Seminar Seung-Wook Ha

The occurrence of gas in shallow subsurface environments is increasingly driven not only by natural processes but also by emerging subsurface technologies, including geological CO₂ storage, underground hydrogen storage, and hydrocarbon production. Shallow subsurface environments such as weathered soils/rocks commonly exhibit multiscale heterogeneity, including fracture traces that can strongly perturb flow and transport. This study investigates how open fractures embedded in porous media govern the spatiotemporal behavior of CO₂ under shallow, heterogeneous conditions.
We first conducted a field-scale controlled CO₂ release experiments under induced groundwater-flow conditions to monitor CO₂ behavior in a realistic shallow subsurface environment. Based on field observations indicating fractured porous domains as likely migration pathways, we then performed laboratory visualization experiments to directly observe CO₂ migration and dissolution in fractured porous media. Additional experiments systematically examined the combined effects of fracture orientation and background flow on CO₂ distribution.
Across field and laboratory scales, results show that open fractures can exert a dominant control on CO₂ behavior. Depending on their orientation relative to groundwater flow, fractures may function not only as preferential pathways but also as effective barriers, even when apertures are present. Moreover, the pathway–barrier behavior was further modulated by the background flow velocity.
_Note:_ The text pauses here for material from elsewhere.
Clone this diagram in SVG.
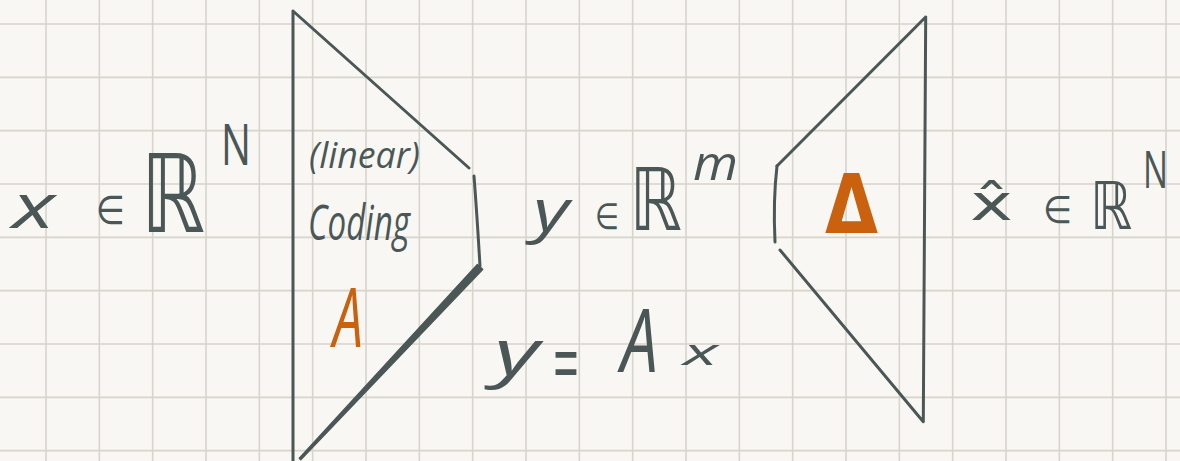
<svg xmlns="http://www.w3.org/2000/svg" width="1180" height="461" viewBox="0 0 1180 461">
  <style>
    .grid{fill:none;stroke:#d8d4cc;stroke-width:1.6}
    .ink{fill:none;stroke:#4b5757;stroke-width:3;stroke-linecap:round;stroke-linejoin:round}
    .t{font-family:"Open Sans","DejaVu Sans",sans-serif;font-style:italic;fill:#4b5757}
    .u{font-family:"Open Sans","DejaVu Sans",sans-serif;fill:#4b5757}
    .m{font-family:"DejaVu Sans",sans-serif;fill:#4b5757}
    .o{fill:#c9610f}
  </style>
  <rect width="1180" height="461" fill="#f9f7f3"/>
  <path class="grid" d="M46 0V461M99.33 0V461M152.67 0V461M206 0V461M259.33 0V461M312.67 0V461M366 0V461M419.33 0V461M472.67 0V461M526 0V461M579.33 0V461M632.67 0V461M686 0V461M739.33 0V461M792.67 0V461M846 0V461M899.33 0V461M952.67 0V461M1006 0V461M1059.33 0V461M1112.67 0V461M1166 0V461M0 24H1180M0 77.33H1180M0 130.67H1180M0 184H1180M0 237.33H1180M0 290.67H1180M0 344H1180M0 397.33H1180M0 450.67H1180"/>

  <g id="input">
    <text class="t" x="12" y="228" font-size="62" textLength="43" lengthAdjust="spacingAndGlyphs">x</text>
    <text class="m" x="96" y="224" font-size="40" textLength="29" lengthAdjust="spacingAndGlyphs">∈</text>
    <text class="m" x="141" y="232" font-size="108" textLength="64" lengthAdjust="spacingAndGlyphs">ℝ</text>
    <text class="u" x="221" y="165" font-size="56" textLength="30" lengthAdjust="spacingAndGlyphs">N</text>
  </g>

  <g id="encoder">
    <path class="ink" d="M293 11V461M293 11L469 168"/>
    <path class="ink" stroke-width="4" d="M474 176Q477 215 480 266"/>
    <polygon points="482.6,269.4 477.4,264.6 299.3,458.3 300.7,459.7" fill="#4b5757" stroke="#4b5757" stroke-width="1.5" stroke-linejoin="round"/>
    <text class="t" x="309" y="168" font-size="37" textLength="111" lengthAdjust="spacingAndGlyphs">(linear)</text>
    <text class="t" x="308" y="240" font-size="50" textLength="102" lengthAdjust="spacingAndGlyphs">Coding</text>
    <text class="t o" x="333" y="347" font-size="82" textLength="30" lengthAdjust="spacingAndGlyphs">A</text>
  </g>

  <g id="code">
    <text class="t" x="533" y="231" font-size="58" textLength="36" lengthAdjust="spacingAndGlyphs">y</text>
    <text class="m" x="595" y="229" font-size="36" textLength="24" lengthAdjust="spacingAndGlyphs">∈</text>
    <text class="m" x="630" y="230" font-size="86" textLength="52" lengthAdjust="spacingAndGlyphs">ℝ</text>
    <text class="t" x="693" y="180" font-size="47" textLength="45" lengthAdjust="spacingAndGlyphs">m</text>
  </g>

  <g id="equation">
    <text class="t" x="494" y="375" font-size="64" textLength="45" lengthAdjust="spacingAndGlyphs">y</text>
    <text class="u" x="553" y="394" font-size="88" textLength="26" lengthAdjust="spacingAndGlyphs">=</text>
    <text class="t" x="621" y="372" font-size="87" textLength="37" lengthAdjust="spacingAndGlyphs">A</text>
    <text class="t" x="683" y="365" font-size="36" textLength="35" lengthAdjust="spacingAndGlyphs">x</text>
  </g>

  <g id="decoder">
    <path class="ink" d="M925.7 17L923.3 421.7M925.7 17L777 166M780 250L923.3 421.7"/>
    <path class="ink" stroke-width="4" d="M777 166Q773 200 775 242"/>
    <text class="o" x="825" y="233" font-family="DejaVu Sans, sans-serif" font-weight="bold" font-size="82" textLength="53" lengthAdjust="spacingAndGlyphs">Δ</text>
  </g>

  <g id="output">
    <text class="m" x="970" y="220" font-size="50" textLength="43" lengthAdjust="spacingAndGlyphs">x̂</text>
    <text class="m" x="1043" y="223" font-size="38" textLength="29" lengthAdjust="spacingAndGlyphs">∈</text>
    <text class="m" x="1090" y="229" font-size="66" textLength="42" lengthAdjust="spacingAndGlyphs">ℝ</text>
    <text class="u" x="1143" y="188" font-size="52" textLength="25" lengthAdjust="spacingAndGlyphs">N</text>
  </g>
</svg>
These findings are supported by high-resolution maps of gas-phase and dissolved CO₂ reconstructed through image-based analysis, providing intuitive and diagnostic signatures of fracture-controlled transport.

These results highlight the necessity of explicitly considering fracture traces in the shallow subsurface for effective gas monitoring, and this improved understanding is expected to enable more realistic predictions of gas behavior and support successful environmental management.